*Supplied records*:
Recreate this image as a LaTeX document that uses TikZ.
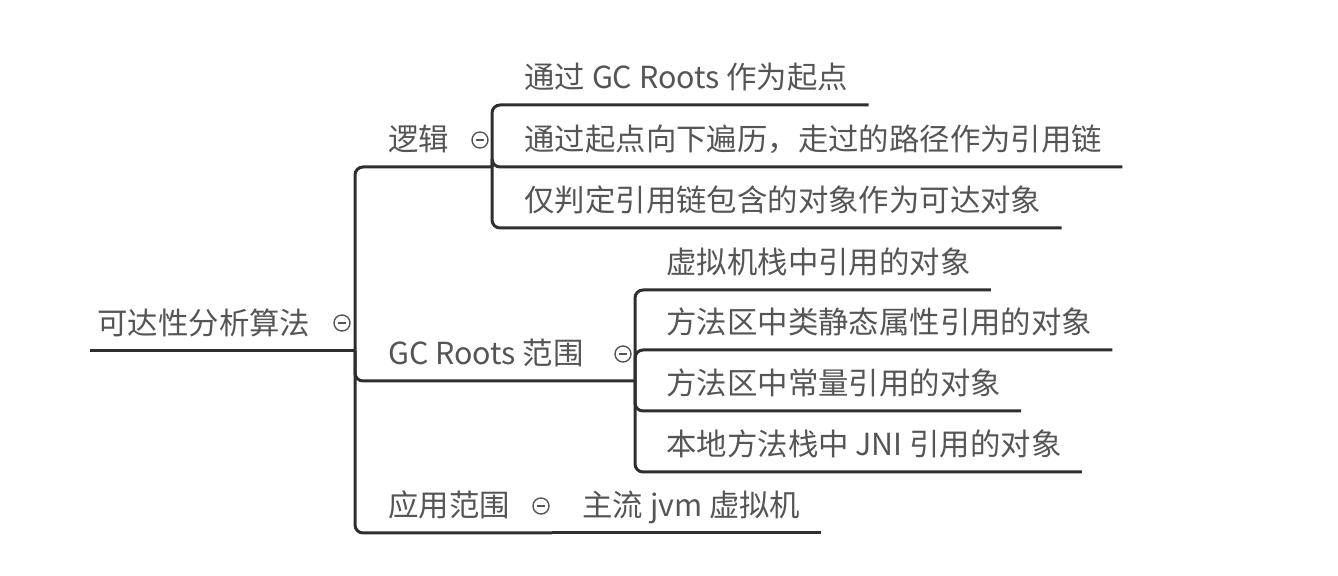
---
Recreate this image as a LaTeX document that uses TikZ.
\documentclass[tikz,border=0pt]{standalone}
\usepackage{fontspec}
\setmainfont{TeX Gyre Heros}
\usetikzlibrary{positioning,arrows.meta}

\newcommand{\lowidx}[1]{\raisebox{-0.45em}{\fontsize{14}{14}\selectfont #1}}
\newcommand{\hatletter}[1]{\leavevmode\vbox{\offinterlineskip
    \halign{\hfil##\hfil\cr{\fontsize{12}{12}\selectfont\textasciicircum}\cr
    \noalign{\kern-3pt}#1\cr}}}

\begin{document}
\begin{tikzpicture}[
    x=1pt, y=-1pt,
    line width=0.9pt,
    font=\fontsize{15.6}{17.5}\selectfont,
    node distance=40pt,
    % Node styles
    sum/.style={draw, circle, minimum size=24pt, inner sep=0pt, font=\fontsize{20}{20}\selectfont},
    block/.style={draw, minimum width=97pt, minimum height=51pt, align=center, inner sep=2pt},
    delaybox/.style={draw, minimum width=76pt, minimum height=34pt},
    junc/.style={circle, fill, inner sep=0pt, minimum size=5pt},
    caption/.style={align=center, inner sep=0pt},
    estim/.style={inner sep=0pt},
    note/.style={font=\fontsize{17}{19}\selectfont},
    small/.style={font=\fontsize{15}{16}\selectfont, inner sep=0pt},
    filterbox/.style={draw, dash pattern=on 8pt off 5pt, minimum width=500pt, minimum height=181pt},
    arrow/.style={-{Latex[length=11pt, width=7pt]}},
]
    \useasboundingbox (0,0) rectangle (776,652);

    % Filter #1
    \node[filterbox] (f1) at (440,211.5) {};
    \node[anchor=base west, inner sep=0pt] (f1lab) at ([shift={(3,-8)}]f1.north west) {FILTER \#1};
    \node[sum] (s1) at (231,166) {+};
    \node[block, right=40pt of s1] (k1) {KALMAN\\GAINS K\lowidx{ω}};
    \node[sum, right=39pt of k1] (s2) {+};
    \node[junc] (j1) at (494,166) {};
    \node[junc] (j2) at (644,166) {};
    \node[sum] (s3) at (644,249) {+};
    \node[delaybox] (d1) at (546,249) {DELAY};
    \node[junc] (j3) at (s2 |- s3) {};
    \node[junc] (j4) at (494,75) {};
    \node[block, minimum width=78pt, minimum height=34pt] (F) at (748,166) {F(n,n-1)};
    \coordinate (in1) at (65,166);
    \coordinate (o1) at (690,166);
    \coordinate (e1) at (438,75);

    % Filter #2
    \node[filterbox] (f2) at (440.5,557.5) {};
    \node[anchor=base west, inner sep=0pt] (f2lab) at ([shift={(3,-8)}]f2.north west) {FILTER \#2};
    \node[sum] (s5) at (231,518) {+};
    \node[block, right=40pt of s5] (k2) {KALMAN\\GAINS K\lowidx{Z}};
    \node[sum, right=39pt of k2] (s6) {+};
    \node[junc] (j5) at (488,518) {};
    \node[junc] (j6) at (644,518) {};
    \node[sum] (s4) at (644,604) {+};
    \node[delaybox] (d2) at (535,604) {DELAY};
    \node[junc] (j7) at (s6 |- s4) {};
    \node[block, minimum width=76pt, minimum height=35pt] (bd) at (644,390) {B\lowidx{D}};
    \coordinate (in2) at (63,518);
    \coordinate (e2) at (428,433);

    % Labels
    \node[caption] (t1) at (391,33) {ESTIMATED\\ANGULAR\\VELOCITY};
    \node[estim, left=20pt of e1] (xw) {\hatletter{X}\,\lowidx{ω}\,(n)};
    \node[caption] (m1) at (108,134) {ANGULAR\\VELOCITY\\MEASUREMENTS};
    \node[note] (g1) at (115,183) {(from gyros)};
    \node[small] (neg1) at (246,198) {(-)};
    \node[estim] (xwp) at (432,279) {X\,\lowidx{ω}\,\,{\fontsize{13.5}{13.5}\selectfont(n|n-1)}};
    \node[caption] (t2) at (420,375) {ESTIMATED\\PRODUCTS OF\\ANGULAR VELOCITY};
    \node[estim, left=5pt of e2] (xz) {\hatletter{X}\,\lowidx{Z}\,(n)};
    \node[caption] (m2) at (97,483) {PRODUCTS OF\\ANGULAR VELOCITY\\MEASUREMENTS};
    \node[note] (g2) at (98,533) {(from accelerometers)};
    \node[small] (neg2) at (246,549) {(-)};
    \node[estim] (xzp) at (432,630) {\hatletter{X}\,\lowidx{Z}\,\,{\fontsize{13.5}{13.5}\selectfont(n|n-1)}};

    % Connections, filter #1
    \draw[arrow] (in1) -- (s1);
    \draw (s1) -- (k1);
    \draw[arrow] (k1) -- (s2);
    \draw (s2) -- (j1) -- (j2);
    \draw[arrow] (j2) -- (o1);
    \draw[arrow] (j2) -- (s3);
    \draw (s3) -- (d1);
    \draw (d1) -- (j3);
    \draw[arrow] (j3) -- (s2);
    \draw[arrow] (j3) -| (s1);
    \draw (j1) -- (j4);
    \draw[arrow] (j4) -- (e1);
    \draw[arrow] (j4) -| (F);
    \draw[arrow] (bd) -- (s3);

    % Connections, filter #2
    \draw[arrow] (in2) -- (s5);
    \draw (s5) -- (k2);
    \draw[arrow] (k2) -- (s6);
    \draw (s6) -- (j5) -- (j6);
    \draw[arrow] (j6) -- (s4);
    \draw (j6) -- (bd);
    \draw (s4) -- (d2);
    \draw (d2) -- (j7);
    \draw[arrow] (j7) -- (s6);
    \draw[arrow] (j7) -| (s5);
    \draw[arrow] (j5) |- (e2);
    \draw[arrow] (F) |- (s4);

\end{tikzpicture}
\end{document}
---
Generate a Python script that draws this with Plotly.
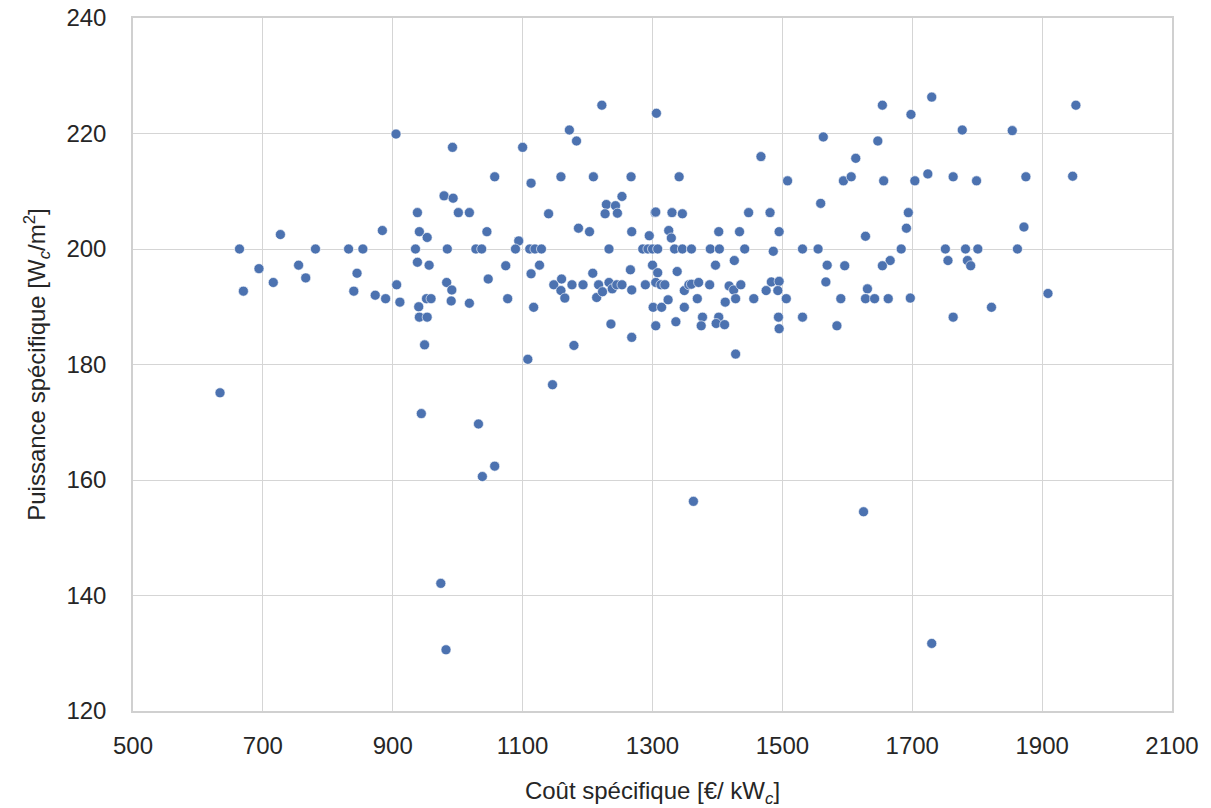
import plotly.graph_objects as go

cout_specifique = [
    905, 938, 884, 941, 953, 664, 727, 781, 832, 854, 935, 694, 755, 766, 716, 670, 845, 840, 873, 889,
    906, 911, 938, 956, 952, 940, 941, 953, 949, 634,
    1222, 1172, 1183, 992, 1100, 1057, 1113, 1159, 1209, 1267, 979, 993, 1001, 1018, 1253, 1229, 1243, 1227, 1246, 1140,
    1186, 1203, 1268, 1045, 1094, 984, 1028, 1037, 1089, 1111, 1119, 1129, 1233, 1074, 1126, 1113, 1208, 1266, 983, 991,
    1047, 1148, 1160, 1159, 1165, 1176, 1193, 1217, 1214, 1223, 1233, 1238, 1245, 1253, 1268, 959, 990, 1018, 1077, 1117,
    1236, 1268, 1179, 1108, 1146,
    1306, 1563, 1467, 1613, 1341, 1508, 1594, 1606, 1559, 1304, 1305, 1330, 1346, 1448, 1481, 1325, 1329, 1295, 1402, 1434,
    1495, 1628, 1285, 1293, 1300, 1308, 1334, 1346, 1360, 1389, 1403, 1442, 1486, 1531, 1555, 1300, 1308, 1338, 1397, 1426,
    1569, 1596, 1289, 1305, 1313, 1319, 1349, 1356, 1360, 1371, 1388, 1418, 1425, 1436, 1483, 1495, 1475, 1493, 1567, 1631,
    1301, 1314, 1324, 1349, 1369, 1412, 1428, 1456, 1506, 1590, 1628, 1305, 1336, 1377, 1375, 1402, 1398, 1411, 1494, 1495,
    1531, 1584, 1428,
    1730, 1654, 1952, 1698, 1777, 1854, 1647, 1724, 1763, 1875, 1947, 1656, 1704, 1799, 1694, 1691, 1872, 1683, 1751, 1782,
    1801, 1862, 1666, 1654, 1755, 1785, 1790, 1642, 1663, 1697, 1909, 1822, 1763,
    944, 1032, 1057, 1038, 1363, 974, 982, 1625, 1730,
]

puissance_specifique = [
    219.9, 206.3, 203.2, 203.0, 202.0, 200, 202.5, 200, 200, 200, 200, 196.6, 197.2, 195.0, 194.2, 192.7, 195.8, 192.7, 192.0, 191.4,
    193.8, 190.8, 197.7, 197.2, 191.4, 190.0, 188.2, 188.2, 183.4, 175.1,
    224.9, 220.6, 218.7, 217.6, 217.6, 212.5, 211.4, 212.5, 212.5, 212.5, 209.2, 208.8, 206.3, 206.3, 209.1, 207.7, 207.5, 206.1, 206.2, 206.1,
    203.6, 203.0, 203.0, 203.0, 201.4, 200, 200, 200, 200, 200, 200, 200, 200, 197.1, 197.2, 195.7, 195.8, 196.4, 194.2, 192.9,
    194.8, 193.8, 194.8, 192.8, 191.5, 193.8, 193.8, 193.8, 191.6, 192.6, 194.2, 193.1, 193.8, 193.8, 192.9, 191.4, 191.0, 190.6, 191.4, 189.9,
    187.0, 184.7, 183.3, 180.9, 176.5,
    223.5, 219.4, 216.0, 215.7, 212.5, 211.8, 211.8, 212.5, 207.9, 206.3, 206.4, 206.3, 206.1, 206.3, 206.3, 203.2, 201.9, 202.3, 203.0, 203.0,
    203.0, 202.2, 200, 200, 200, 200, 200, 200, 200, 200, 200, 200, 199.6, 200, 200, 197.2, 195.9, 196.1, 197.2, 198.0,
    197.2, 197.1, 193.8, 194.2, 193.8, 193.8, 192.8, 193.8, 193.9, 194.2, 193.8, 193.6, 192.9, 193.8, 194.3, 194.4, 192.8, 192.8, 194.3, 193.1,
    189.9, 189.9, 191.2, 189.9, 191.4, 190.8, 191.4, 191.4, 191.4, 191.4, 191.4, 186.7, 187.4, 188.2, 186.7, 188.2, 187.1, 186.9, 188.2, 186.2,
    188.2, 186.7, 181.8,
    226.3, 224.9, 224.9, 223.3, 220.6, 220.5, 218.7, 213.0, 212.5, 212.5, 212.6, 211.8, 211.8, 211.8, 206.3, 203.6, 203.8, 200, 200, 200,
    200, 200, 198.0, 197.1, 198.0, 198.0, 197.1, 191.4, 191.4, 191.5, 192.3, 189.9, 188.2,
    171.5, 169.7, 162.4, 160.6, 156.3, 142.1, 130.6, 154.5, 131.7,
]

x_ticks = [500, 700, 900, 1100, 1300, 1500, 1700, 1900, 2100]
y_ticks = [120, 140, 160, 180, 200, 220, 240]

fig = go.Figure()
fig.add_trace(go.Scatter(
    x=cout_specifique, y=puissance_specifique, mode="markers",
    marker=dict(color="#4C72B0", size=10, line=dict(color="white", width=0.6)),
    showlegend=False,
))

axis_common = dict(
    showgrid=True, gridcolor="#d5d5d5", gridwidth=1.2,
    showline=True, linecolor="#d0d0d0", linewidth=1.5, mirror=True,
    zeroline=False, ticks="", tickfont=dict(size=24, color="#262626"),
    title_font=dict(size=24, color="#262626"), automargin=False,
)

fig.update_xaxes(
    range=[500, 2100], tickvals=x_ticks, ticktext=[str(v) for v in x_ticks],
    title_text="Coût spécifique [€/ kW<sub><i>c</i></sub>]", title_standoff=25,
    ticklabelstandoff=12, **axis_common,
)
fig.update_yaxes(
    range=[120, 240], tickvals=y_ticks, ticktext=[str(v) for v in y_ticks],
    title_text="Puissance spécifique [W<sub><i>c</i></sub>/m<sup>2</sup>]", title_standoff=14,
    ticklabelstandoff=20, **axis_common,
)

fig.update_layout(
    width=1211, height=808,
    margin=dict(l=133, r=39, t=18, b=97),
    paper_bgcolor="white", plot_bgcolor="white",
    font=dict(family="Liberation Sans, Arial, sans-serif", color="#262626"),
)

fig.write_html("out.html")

*Stated task*:
Within the listing above, extract exactly the lines that run from the one containing "Generate a Python" through the one containing "import plotly.graph_objects as go", excluding any pictures.

*Solution for this exercise*:
Generate a Python script that draws this with Plotly.
import plotly.graph_objects as go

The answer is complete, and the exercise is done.